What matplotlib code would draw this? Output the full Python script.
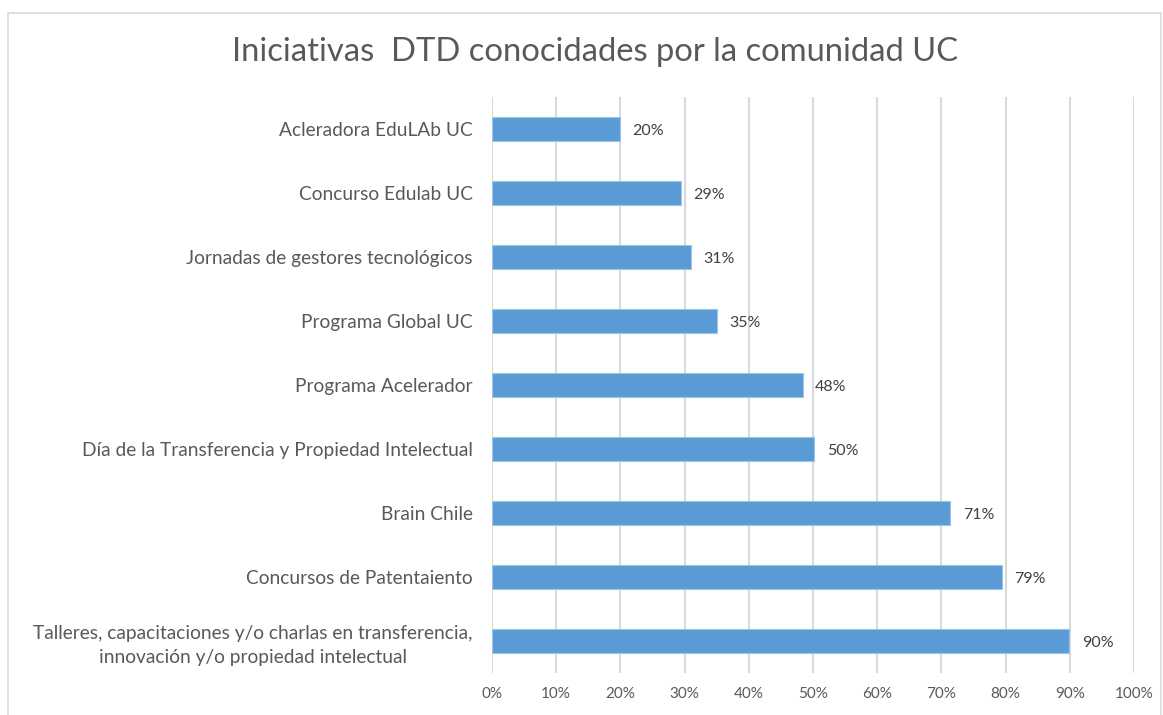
import matplotlib
matplotlib.use("Agg")
import matplotlib.pyplot as plt
from matplotlib.patches import Rectangle
from matplotlib.ticker import FuncFormatter, MultipleLocator

plt.rcParams["font.family"] = ["Lato", "DejaVu Sans"]

TITLE = "Iniciativas  DTD conocidades por la comunidad UC"

categories = [
    "Acleradora EduLAb UC",
    "Concurso Edulab UC",
    "Jornadas de gestores tecnológicos",
    "Programa Global UC",
    "Programa Acelerador",
    "Día de la Transferencia y Propiedad Intelectual",
    "Brain Chile",
    "Concursos de Patentaiento",
    "Talleres, capacitaciones y/o charlas en transferencia,\ninnovación y/o propiedad intelectual",
]
values = [0.199, 0.294, 0.31, 0.35, 0.484, 0.502, 0.714, 0.794, 0.899]

BAR = "#5b9bd5"
GRID = "#d9d9d9"
TXT = "#595959"
LBL = "#404040"

fig = plt.figure(figsize=(11.63, 7.15), dpi=100)
fig.patches.append(Rectangle((8 / 1163, -0.01), 1153 / 1163, 1 - 13 / 715 + 0.01,
                             transform=fig.transFigure, fill=False,
                             edgecolor="#d9d9d9", lw=1.2))
ax = fig.add_axes([492 / 1163, 42 / 715, 642 / 1163, 576 / 715])

y = list(range(len(categories)))
ax.barh(y, values, height=0.36, color=BAR, edgecolor="#9dc3e6", lw=0.8, zorder=3)
for yi, v in zip(y, values):
    ax.annotate(f"{v * 100:.0f}%", (v, yi), xytext=(9, -1.5), textcoords="offset points",
                va="center", ha="left", fontsize=11.5, color=LBL)

ax.set_xlim(0, 1.0)
ax.set_ylim(len(categories) - 0.5, -0.5)
ax.xaxis.set_major_locator(MultipleLocator(0.1))
ax.xaxis.set_major_formatter(FuncFormatter(lambda x, _: f"{x * 100:.0f}%"))
ax.grid(axis="x", color=GRID, lw=1.5, zorder=0)
ax.set_axisbelow(True)
for s in ax.spines.values():
    s.set_visible(False)
ax.tick_params(axis="both", length=0, colors=TXT, labelsize=11)
ax.tick_params(axis="x", pad=10)
ax.tick_params(axis="y", pad=14, labelsize=13.8)
ax.set_yticks(y)
ax.set_yticklabels(categories, multialignment="center", linespacing=1.45)

fig.text(595 / 1163, 1 - 52 / 715, TITLE, ha="center", va="center",
         fontsize=23.6, color=TXT)

fig.savefig("out.png", dpi=100)
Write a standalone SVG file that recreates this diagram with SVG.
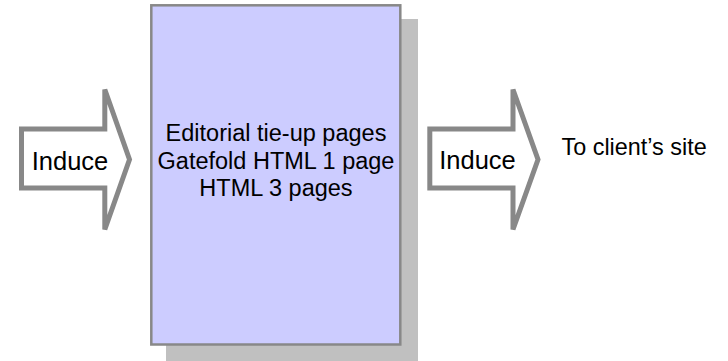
<svg xmlns="http://www.w3.org/2000/svg" width="728" height="361" viewBox="0 0 728 361">
<style>
text { font-family: "Liberation Sans", Arial, sans-serif; fill: #000; }
.arrow { fill: #fff; stroke: #888; stroke-width: 5; stroke-linejoin: miter; }
.lbl { font-size: 25.5px; text-anchor: middle; }
.box { fill: #ccccff; stroke: #888; stroke-width: 2.5; }
.shadow { fill: #c0c0c0; }
.bt { font-size: 23.5px; text-anchor: middle; }
</style>
<rect width="728" height="361" fill="#fff"/>
<g id="connectors">
  <g id="arrow-left">
    <polygon class="arrow" points="21.5,129 104.8,129 104.8,89.5 129.5,159.5 104.8,229.5 104.8,188 21.5,188"/>
    <text class="lbl" x="70" y="170">Induce</text>
  </g>
  <g id="arrow-right">
    <polygon class="arrow" points="429.8,129 513,129 513,89.5 538,159.5 513,229.5 513,188 429.8,188"/>
    <text class="lbl" x="477.5" y="168.5">Induce</text>
  </g>
</g>
<g id="node-pages">
  <rect class="shadow" x="166" y="19" width="252" height="342"/>
  <rect class="box" x="151.3" y="5.3" width="249" height="339.2"/>
  <text class="bt" x="276" y="141">Editorial tie-up pages</text>
  <text class="bt" x="276" y="168.5">Gatefold HTML 1 page</text>
  <text class="bt" x="276" y="196">HTML 3 pages</text>
</g>
<g id="node-client">
  <text x="561.5" y="155" font-size="23.4">To client’s site</text>
</g>
</svg>
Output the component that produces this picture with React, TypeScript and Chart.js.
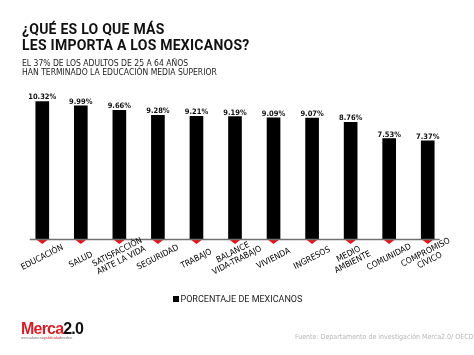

_TASK INSTRUCTIONS_.
All of the material above is to be copied exactly, except for its images.

_EXERCISE SOLUTION_.
What matplotlib code would draw this? Output the full Python script.
import matplotlib
matplotlib.use("Agg")
import matplotlib.pyplot as plt
from matplotlib.patches import Rectangle
from matplotlib.ticker import FuncFormatter, MultipleLocator

plt.rcParams["font.family"] = ["Lato", "DejaVu Sans"]

TITLE = "Iniciativas  DTD conocidades por la comunidad UC"

categories = [
    "Acleradora EduLAb UC",
    "Concurso Edulab UC",
    "Jornadas de gestores tecnológicos",
    "Programa Global UC",
    "Programa Acelerador",
    "Día de la Transferencia y Propiedad Intelectual",
    "Brain Chile",
    "Concursos de Patentaiento",
    "Talleres, capacitaciones y/o charlas en transferencia,\ninnovación y/o propiedad intelectual",
]
values = [0.199, 0.294, 0.31, 0.35, 0.484, 0.502, 0.714, 0.794, 0.899]

BAR = "#5b9bd5"
GRID = "#d9d9d9"
TXT = "#595959"
LBL = "#404040"

fig = plt.figure(figsize=(11.63, 7.15), dpi=100)
fig.patches.append(Rectangle((8 / 1163, -0.01), 1153 / 1163, 1 - 13 / 715 + 0.01,
                             transform=fig.transFigure, fill=False,
                             edgecolor="#d9d9d9", lw=1.2))
ax = fig.add_axes([492 / 1163, 42 / 715, 642 / 1163, 576 / 715])

y = list(range(len(categories)))
ax.barh(y, values, height=0.36, color=BAR, edgecolor="#9dc3e6", lw=0.8, zorder=3)
for yi, v in zip(y, values):
    ax.annotate(f"{v * 100:.0f}%", (v, yi), xytext=(9, -1.5), textcoords="offset points",
                va="center", ha="left", fontsize=11.5, color=LBL)

ax.set_xlim(0, 1.0)
ax.set_ylim(len(categories) - 0.5, -0.5)
ax.xaxis.set_major_locator(MultipleLocator(0.1))
ax.xaxis.set_major_formatter(FuncFormatter(lambda x, _: f"{x * 100:.0f}%"))
ax.grid(axis="x", color=GRID, lw=1.5, zorder=0)
ax.set_axisbelow(True)
for s in ax.spines.values():
    s.set_visible(False)
ax.tick_params(axis="both", length=0, colors=TXT, labelsize=11)
ax.tick_params(axis="x", pad=10)
ax.tick_params(axis="y", pad=14, labelsize=13.8)
ax.set_yticks(y)
ax.set_yticklabels(categories, multialignment="center", linespacing=1.45)

fig.text(595 / 1163, 1 - 52 / 715, TITLE, ha="center", va="center",
         fontsize=23.6, color=TXT)

fig.savefig("out.png", dpi=100)
Write a standalone SVG file that recreates this diagram with SVG.
<svg xmlns="http://www.w3.org/2000/svg" width="728" height="361" viewBox="0 0 728 361">
<style>
text { font-family: "Liberation Sans", Arial, sans-serif; fill: #000; }
.arrow { fill: #fff; stroke: #888; stroke-width: 5; stroke-linejoin: miter; }
.lbl { font-size: 25.5px; text-anchor: middle; }
.box { fill: #ccccff; stroke: #888; stroke-width: 2.5; }
.shadow { fill: #c0c0c0; }
.bt { font-size: 23.5px; text-anchor: middle; }
</style>
<rect width="728" height="361" fill="#fff"/>
<g id="connectors">
  <g id="arrow-left">
    <polygon class="arrow" points="21.5,129 104.8,129 104.8,89.5 129.5,159.5 104.8,229.5 104.8,188 21.5,188"/>
    <text class="lbl" x="70" y="170">Induce</text>
  </g>
  <g id="arrow-right">
    <polygon class="arrow" points="429.8,129 513,129 513,89.5 538,159.5 513,229.5 513,188 429.8,188"/>
    <text class="lbl" x="477.5" y="168.5">Induce</text>
  </g>
</g>
<g id="node-pages">
  <rect class="shadow" x="166" y="19" width="252" height="342"/>
  <rect class="box" x="151.3" y="5.3" width="249" height="339.2"/>
  <text class="bt" x="276" y="141">Editorial tie-up pages</text>
  <text class="bt" x="276" y="168.5">Gatefold HTML 1 page</text>
  <text class="bt" x="276" y="196">HTML 3 pages</text>
</g>
<g id="node-client">
  <text x="561.5" y="155" font-size="23.4">To client’s site</text>
</g>
</svg>
Output the component that produces this picture with React, TypeScript and Chart.js.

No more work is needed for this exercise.